In diesem Buch stecken viele Themen (Schwesternbeziehung, Trennung der Eltern, erste Liebe, Erwachsenwerden, Umwelt- und Naturschutz, Missbrauch, u. v. m.). Es wirkt aber nie überladen, denn die Autorin verwebt sie alle mit einander und flicht sie logisch und nachvollziehbar in die Handlung ein. Sie bindet ihre Geschichte auch mit kleinen Hinweisen (z. B. werden der Film Avatar II und Coronamasken erwähnt) für ihre jugendlichen Leser in die Jetzt-Zeit ein.

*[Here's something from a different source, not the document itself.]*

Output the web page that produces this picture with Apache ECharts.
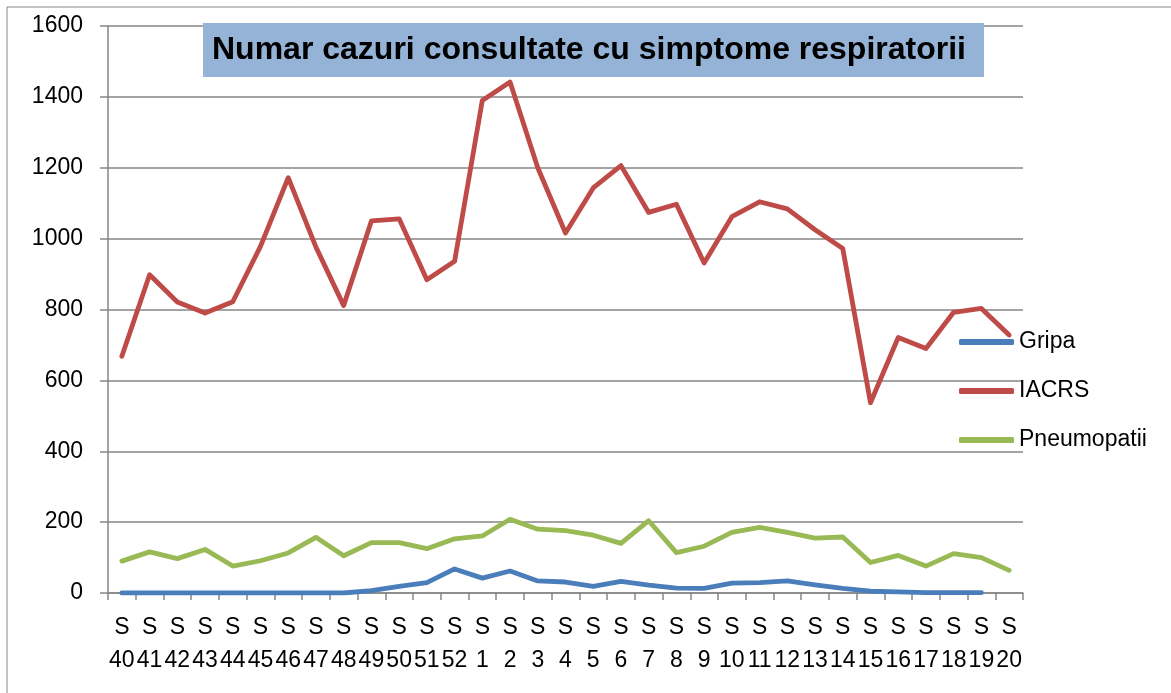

Wenn die Autorin aus Lias Sicht erzählt, benützt sie die Ich-Perspektive, so dass die Leser ganz in dieser Figur drinstecken. Aus Finns Sicht wählt sie dann die autoritäre Erzählerperspektive. Doch auch hier fühlt man sich Finn sehr nah. Überhaupt bedient sich Antje Babendererde einer sehr einfühlsamen Sprache bei ihren Personenbeschreibungen und Charakterzeichnungen.
Auch das Thema „Missbrauch“, den Finn durch seinen ehemaligen Trainer selbst und bei anderen erlebt hat, fügt sie sehr behutsam ein, so dass die Leserinnen damit nicht überfordert werden.
Herausragend sind ihre wunderbaren Naturbeschreibungen der schottischen Highlands, in denen die Leser
in schwelgen kann. Ihre Liebe zu diesem Land wird fast plastisch spürbar.
Vorsichtig nähert sie sich dem umstrittenen Thema ‚Jagd‘, in dem sie beide Meinungen in verschiedenen Personen darstellt: Jagd als nötig, weil große Beutegreifer fehlen, und Jagd als Freude am Töten und somit als grausam und unnötig.
Gerne hätte ich im Buchdeckel eine Karte gefunden, auf der ich die so schön beschriebenen Orte auch geografisch hätte verorten können, um meine Vorstellungskraft noch weiter anzuregen, und vielleicht am Ende ein Glossar der benutzten gälischen Wörter.